Brooks Atkinson Theatre, London
The musical by Sara Bareilles which chronicles the life of Jenna, a lady who bakes her feelings into pies as she finds out she is pregnant with the child of the husband she does not love, has been receiving rave reviews on Broadway and is set to take the West End by storm in early 2019.
Waitress is based on the 2007 film of the same name which was written by late comedic legend Adrian Shelley and is a quirky, heartfelt show which transfers wonderfully to the stage. As you walk into the Brooks Atkinson Theatre, you are greeted with the sweet smell of baking as you are transported to a small diner in rural America. What comes next is a two-hour journey of heartfelt songs, beautiful performances and a reminder of how special friends and family can be.
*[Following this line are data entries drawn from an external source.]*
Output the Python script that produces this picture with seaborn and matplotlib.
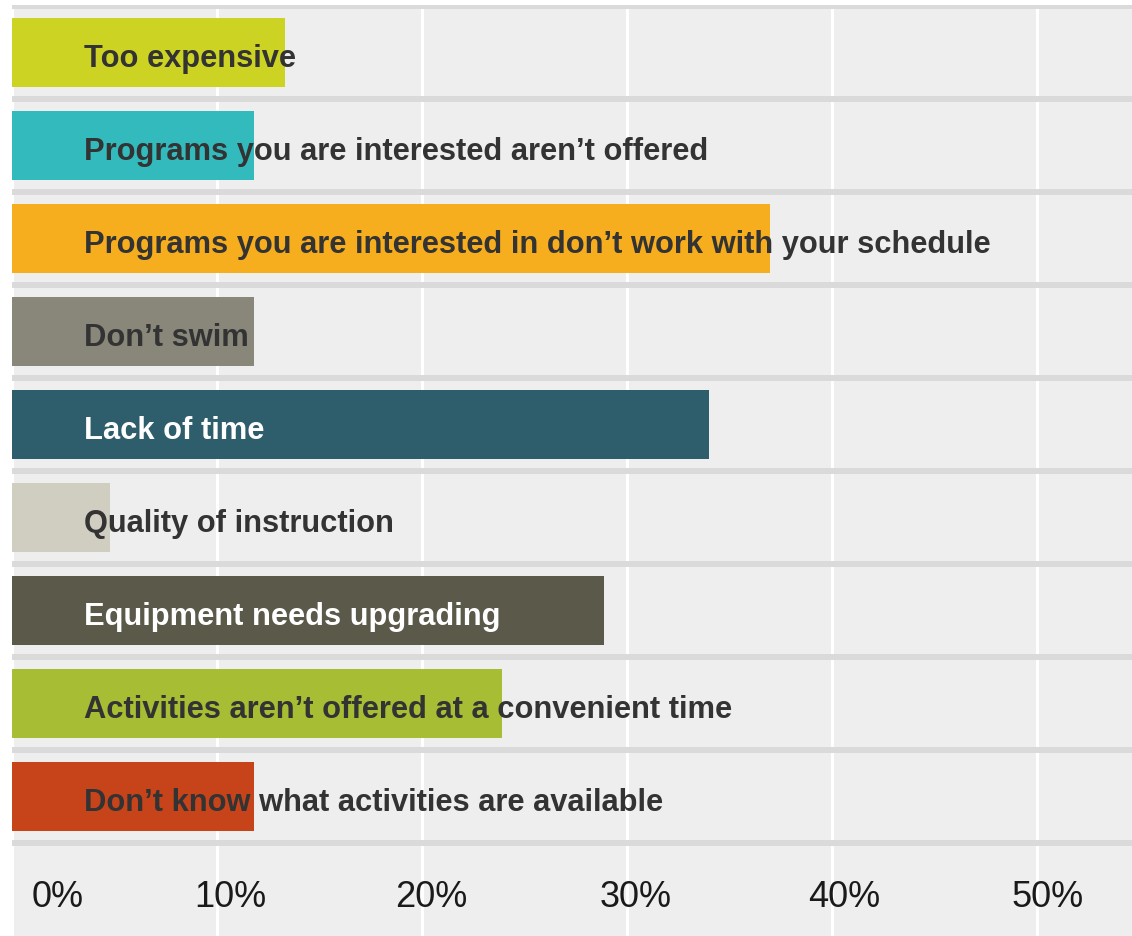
import pandas as pd
import seaborn as sns
import matplotlib.pyplot as plt
from matplotlib.transforms import ScaledTranslation, blended_transform_factory

# survey answers (share of respondents, %)
reasons = [
    "Too expensive",
    "Programs you are interested aren\u2019t offered",
    "Programs you are interested in don\u2019t work with your schedule",
    "Don\u2019t swim",
    "Lack of time",
    "Quality of instruction",
    "Equipment needs upgrading",
    "Activities aren\u2019t offered at a convenient time",
    "Don\u2019t know what activities are available",
]
shares = [13.3, 11.8, 37.0, 11.8, 34.0, 4.8, 28.9, 23.9, 11.8]
bar_colors = ["#cdd323", "#32babd", "#f6ae1e", "#88877a", "#2e5e6b",
              "#d0cec1", "#5b5949", "#a7bd34", "#c7441b"]
label_colors = ["#333333", "#333333", "#333333", "#333333", "#ffffff",
                "#333333", "#ffffff", "#333333", "#333333"]
x_ticks = [0, 10, 20, 30, 40, 50]
x_labels = ["0%", "10%", "20%", "30%", "40%", "50%"]

df = pd.DataFrame({"reason": reasons, "share": shares})

sns.set_style("white")
plt.rcParams["font.family"] = ["Liberation Sans", "DejaVu Sans"]

fig = plt.figure(figsize=(11.32, 9.37), dpi=100, facecolor="white")
ax = fig.add_axes([12 / 1132, 0, 1120 / 1132, 931 / 937])
ax.set_facecolor("#eeeeee")

sns.barplot(data=df, x="share", y="reason", hue="reason", orient="h",
            palette=dict(zip(reasons, bar_colors)), width=0.742,
            legend=False, saturation=1, linewidth=0, ax=ax)
for p in ax.patches:
    p.set_zorder(3)

ax.set_xlim(0, 54.66)
ax.set_ylim(9.495, -0.516)

# white vertical gridlines
ax.set_axisbelow(True)
ax.xaxis.grid(True, color="white", linewidth=2.2)
ax.yaxis.grid(False)

# grey row separators
for i in range(len(reasons) + 1):
    ax.axhline(i - 0.5, color="#dadada", linewidth=4.3, zorder=2)

# category labels inside the bars
trans = blended_transform_factory(ax.transAxes, ax.transData)
for i, (name, col) in enumerate(zip(reasons, label_colors)):
    ax.text(72 / 1120, i + 0.05, name, transform=trans, ha="left", va="center",
            fontsize=22.2, fontweight="bold", color=col, zorder=4)

ax.set_xticks(x_ticks)
ax.set_xticklabels(x_labels)
ax.tick_params(axis="x", length=0, pad=-41, labelsize=26, labelcolor="#1a1a1a")
offsets = [46, 13, 9, 9, 13, 11]
for lbl, dx in zip(ax.get_xticklabels(), offsets):
    lbl.set_transform(lbl.get_transform() + ScaledTranslation(dx / 100, 0, fig.dpi_scale_trans))

ax.set_yticks([])
ax.set_xlabel("")
ax.set_ylabel("")
sns.despine(ax=ax, left=True, bottom=True)

fig.savefig("out.png", dpi=100, facecolor=fig.get_facecolor())
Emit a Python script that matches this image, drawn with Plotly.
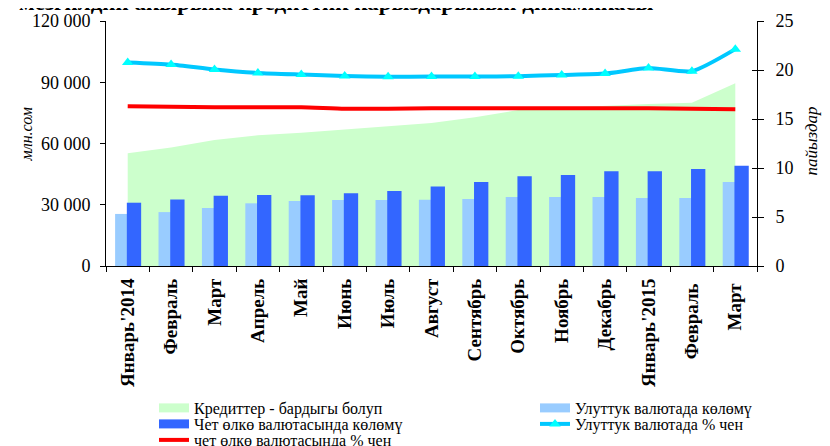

A great aspect of this show is how the ensemble is a being of its own. There aren’t any step-out moments or solo performances. Instead, they come together to create fluid movements and at times form Jenna’s mind itself. This again makes the show feel and look very connected and mirrors the relationship Jenna has with her colleagues and loyal diner patrons.
Natasha Yvette Williams and Katie Lowes are fantastic as Becky and Dawn, both giving humorous and vocally powerful performances. One of the most comedic characters is Ogie, played by Adam Shapiro who is making his Broadway debut alongside his wife Katie. The pair is fantastic together and Adam perfectly makes Ogie, who is essentially a stalker, a likeable character.
Original Broadway cast member, Drew Gehling has returned to the show to give a down to earth, sensitive and charmingly awkward performance as Dr Pomatter, the married gynaecologist who develops a relationship with leading lady, Jenna.
From the moment Jenna is revealed to the audience, Nicolette Robinson is magnetic. In her Broadway debut she gives an outstanding performance filled with nuance and honesty. What’s refreshing is that although Jenna is facing some really tough issues, Nicolette never allows her to be a victim; instead she is resilient and inspiring. The stand out performance is by far Nicolette’s spine-tingling rendition of She Used to be Mine, in which she sweeps through the entire spectrum of emotions, starting calmly and contemplative and eventually showing her anger at the situation she’s in. The gradual and subtle build is masterful to watch and pure theatrical magic.
Waitress is a pleasant detour from the big, flashy musicals that dominate much of Broadway and the West End and is instead, a warm, cosy and truthful show. With Waitress, you can have your pie and eat it, so don’t miss your chance!